You might notice that the URL you're linking identifies the expression as "need [your] head examined". On the page itself, there is a usage note saying "UK also need your head examining", of which no examples are given.
> Passival my arse.
Do you see this construction as different?
Wikipedia:
> Another construction sometimes referred to as passival involves a wider class of verbs, and was used in English until the nineteenth century. Sentences having this construction feature progressive aspect and resemble the active voice, but with meaning like the passive. Examples of this would be:
> The house is building. (modern English: The house is being built)
> The meal is eating. (modern English: The meal is being eaten)

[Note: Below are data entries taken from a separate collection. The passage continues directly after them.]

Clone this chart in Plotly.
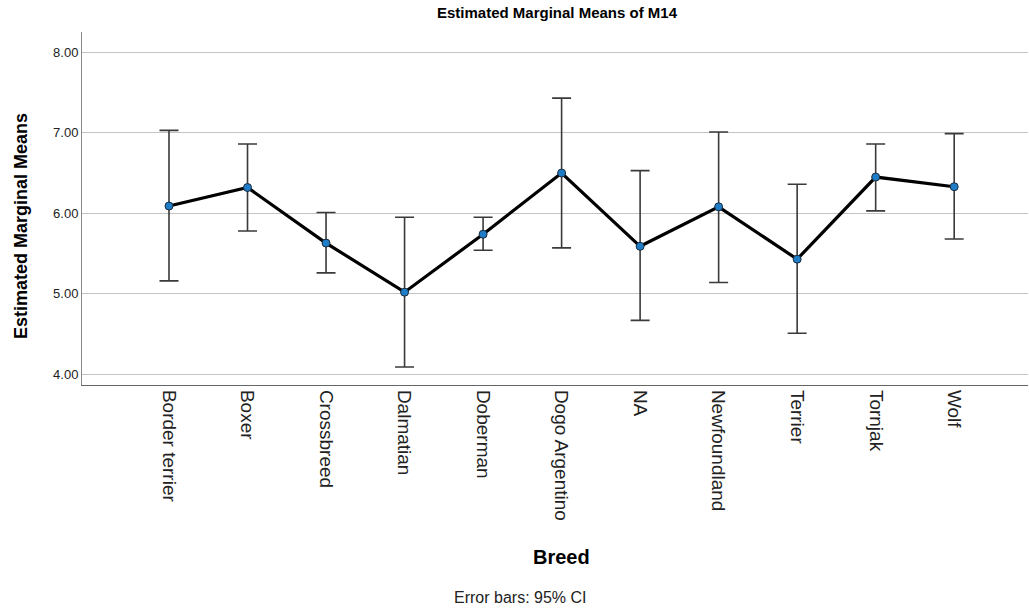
import plotly.graph_objects as go

breeds = ["Border terrier", "Boxer", "Crossbreed", "Dalmatian", "Doberman",
          "Dogo Argentino", "NA", "Newfoundland", "Terrier", "Tornjak", "Wolf"]
means = [6.09, 6.32, 5.63, 5.02, 5.74, 6.50, 5.59, 6.08, 5.43, 6.45, 6.33]
upper = [7.03, 6.86, 6.01, 5.95, 5.95, 7.43, 6.53, 7.01, 6.36, 6.86, 6.99]
lower = [5.16, 5.78, 5.26, 4.09, 5.54, 5.57, 4.67, 5.14, 4.51, 6.03, 5.68]
y_ticks = [4, 5, 6, 7, 8]
y_tick_text = ["4.00", "5.00", "6.00", "7.00", "8.00"]

err_plus = [u - m for u, m in zip(upper, means)]
err_minus = [m - l for m, l in zip(means, lower)]
xi = list(range(len(breeds)))

FONT = "Liberation Sans, Arial, sans-serif"
W, H = 1029, 608
ML, MR, MT, MB = 82, 1, 32, 223

fig = go.Figure()
fig.add_trace(go.Scatter(
    x=xi, y=means, mode="lines+markers",
    line=dict(color="black", width=3.2),
    marker=dict(size=8, color="#1f7dc8", line=dict(color="#1a2a3a", width=1)),
    error_y=dict(type="data", symmetric=False, array=err_plus, arrayminus=err_minus,
                 color="#3a3a3a", thickness=1.6, width=9.5),
    showlegend=False,
))

fig.update_layout(
    width=W, height=H,
    margin=dict(l=ML, r=MR, t=MT, b=MB, autoexpand=False),
    paper_bgcolor="white", plot_bgcolor="white",
    font=dict(family=FONT, color="black"),
    title=dict(text="<b>Estimated Marginal Means of M14</b>", x=557 / W, xanchor="center",
               xref="container", y=1 - 13 / H, yanchor="middle", yref="container",
               font=dict(size=15, family=FONT), automargin=False),
    xaxis=dict(
        range=[-1.108, 10.94], tickmode="array", tickvals=xi, ticktext=breeds,
        tickangle=90, tickfont=dict(size=19, color="#222"), showgrid=False,
        showline=True, linecolor="#666", linewidth=1.2, zeroline=False, ticks="",
        automargin=False,
    ),
    yaxis=dict(
        range=[3.867, 8.252], tickmode="array", tickvals=y_ticks, ticktext=y_tick_text,
        tickfont=dict(size=13, color="#222"), showgrid=True, gridcolor="#c4c4c4",
        gridwidth=1.2, showline=True, linecolor="#888", linewidth=1, zeroline=False,
        ticks="", automargin=False,
    ),
)

pw = W - ML - MR
ph = H - MT - MB
def px_x(x):
    return (x - ML) / pw
def px_y(y):
    return (H - MB - y) / ph

fig.add_annotation(text="<b>Estimated Marginal Means</b>", xref="paper", yref="paper",
                   x=px_x(21), y=px_y(226), xanchor="center", yanchor="middle",
                   textangle=-90, showarrow=False, font=dict(size=18, family=FONT))
fig.add_annotation(text="<b>Breed</b>", xref="paper", yref="paper",
                   x=px_x(561), y=px_y(557), xanchor="center", yanchor="middle",
                   showarrow=False, font=dict(size=20, family=FONT))
fig.add_annotation(text="Error bars: 95% CI", xref="paper", yref="paper",
                   x=px_x(520), y=px_y(597), xanchor="center", yanchor="middle",
                   showarrow=False, font=dict(size=16, color="#222", family=FONT))

fig.write_html("out.html", config={"displayModeBar": False},
               post_script="document.body.style.margin='0px';document.body.style.overflow='hidden';")
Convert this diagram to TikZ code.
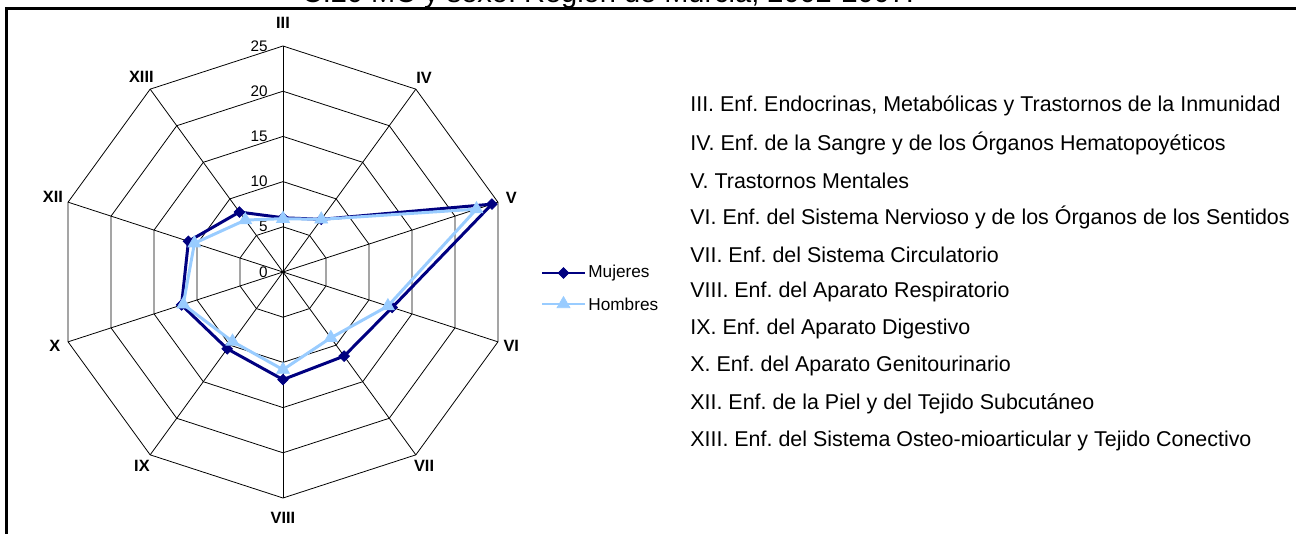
\documentclass[tikz,border=0pt]{standalone}
\usepackage{fontspec}
\setmainfont{Liberation Sans}
\usetikzlibrary{shapes.geometric,calc}
\definecolor{muj}{HTML}{000080}
\definecolor{hom}{HTML}{99CCFF}
\tikzset{
  rejilla/.style={black, line width=0.45pt},
  eje/.style={font=\fontsize{9.3}{11}\selectfont\bfseries, inner sep=0pt},
  escala/.style={font=\fontsize{8.7}{10}\selectfont, inner sep=0pt, anchor=east},
  serieM/.style={muj, line width=1.7pt, line join=round},
  serieH/.style={hom, line width=1.7pt, line join=round},
  marcaM/.style={diamond, fill=muj, draw=muj, inner sep=0pt, minimum size=6.2pt},
  marcaH/.style={regular polygon, regular polygon sides=3, fill=hom, draw=hom, inner sep=0pt, minimum size=8.5pt},
  leyenda/.style={font=\fontsize{9.8}{11}\selectfont, inner sep=0pt, anchor=west},
  item/.style={font=\fontsize{12.2}{14}\selectfont, inner sep=0pt, anchor=west},
  titulo/.style={font=\fontsize{16.5}{18}\selectfont, inner sep=0pt, anchor=base}
}
\begin{document}
\frenchspacing
\begin{tikzpicture}[x=0.02cm, y=0.02cm]
	\useasboundingbox (0,0) rectangle (1296,-534);
	% Titulo (cortado arriba)
		\node[titulo] (tit) at (608,-2.5) {C.20 MC y sexo. Región de Murcia, 2002-2007.};
	% Marco
		\draw[line width=1.4pt] (6.5,-534) -- (6.5,-8.5) -- (1296,-8.5);

	% Gráfico radial
	\begin{scope}[shift={(283,-272)}]
		% Rejilla
			\foreach \r in {1,...,5}
				\draw[rejilla] (90:{45.2*\r}) \foreach \k in {1,...,9}{ -- ({90-36*\k}:{45.2*\r})} -- cycle;
			\foreach \k in {0,...,9}
				\draw[rejilla] (0,0) -- ({90-36*\k}:226);
		% Escala
			\foreach \v [count=\i from 0] in {0,5,10,15,20,25}
				\node[escala] (esc\i) at (-15,{45.2*\i}) {\v};
		% Ejes
			\foreach \n/\a/\d [count=\i] in {III/90/249, IV/54/240, V/18/240, VI/-18/240, VII/-54/240, VIII/-90/246, IX/-126/240, X/-162/240, XII/162/242, XIII/126/241}
				\node[eje] (eje\i) at (\a:\d) {\n};

		% Mujeres
			\foreach \v [count=\i] in {6.0,7.2,24.3,12.7,11.5,11.9,10.5,11.8,11.0,8.2}
				\coordinate (m\i) at ({90-36*(\i-1)}:{9.04*\v});
			\draw[serieM] (m1) -- (m2) -- (m3) -- (m4) -- (m5) -- (m6) -- (m7) -- (m8) -- (m9) -- (m10) -- cycle;
			\foreach \i in {1,...,10}
				\node[marcaM] (pm\i) at (m\i) {};
		% Hombres
			\foreach \v [count=\i] in {5.9,7.2,22.5,12.2,9.0,10.8,9.5,11.6,10.3,7.1}
				\coordinate (h\i) at ({90-36*(\i-1)}:{9.04*\v});
			\draw[serieH] (h1) -- (h2) -- (h3) -- (h4) -- (h5) -- (h6) -- (h7) -- (h8) -- (h9) -- (h10) -- cycle;
			\foreach \i in {1,...,10}
				\node[marcaH] (ph\i) at (h\i) {};
	\end{scope}

	% Leyenda
		\coordinate (lm1) at (542,-273);
		\coordinate (lm2) at (585,-273);
		\coordinate (lh1) at (542,-304);
		\coordinate (lh2) at (585,-304);
		\draw[serieM] (lm1) -- (lm2);
		\node[marcaM] (dm) at ($(lm1)!0.5!(lm2)$) {};
		\node[leyenda] (txtM) at (588,-273) {Mujeres};
		\draw[serieH] (lh1) -- (lh2);
		\node[marcaH] (dh) at ($(lh1)!0.5!(lh2)$) {};
		\node[leyenda] (txtH) at (588,-304) {Hombres};

	% Lista de grupos
		\foreach \t [count=\i] in {{III. Enf. Endocrinas, Metabólicas y Trastornos de la Inmunidad},
			{IV. Enf. de la Sangre y de los Órganos Hematopoyéticos},
			{V. Trastornos Mentales},
			{VI. Enf. del Sistema Nervioso y de los Órganos de los Sentidos},
			{VII. Enf. del Sistema Circulatorio},
			{VIII. Enf. del Aparato Respiratorio},
			{IX. Enf. del Aparato Digestivo},
			{X. Enf. del Aparato Genitourinario},
			{XII. Enf. de la Piel y del Tejido Subcutáneo},
			{XIII. Enf. del Sistema Osteo-mioarticular y Tejido Conectivo}}
			\node[item] (it\i) at (690,{-106-37.2*(\i-1)}) {\t};
\end{tikzpicture}
\end{document}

> This passival construction was displaced during the late 18th and early 19th century by the progressive passive
Oh I'm sorry, I thought you'd find it funny. "X my arse" is another British idiom (but "Passival my arse" is novel). Yeah "need your head examining / looking at" are both quite common; as you say the online dictionary I linked gives it as a variant and you can confirm via quoted Google search strings that they're used.
As for whether "need your head examining" or "needs its functionality amending" are related to the examples you're giving, it sounds like you perhaps think more deeply about grammar than I do, but I would tentatively say not. Your examples are "<noun> is <present participle>", whereas "<noun> needs its <noun> <present-participle>" seems different to me.
I'd say the thing you're commenting on is normal, if not altogether correct, in British English (Where are you from? I'm from the UK).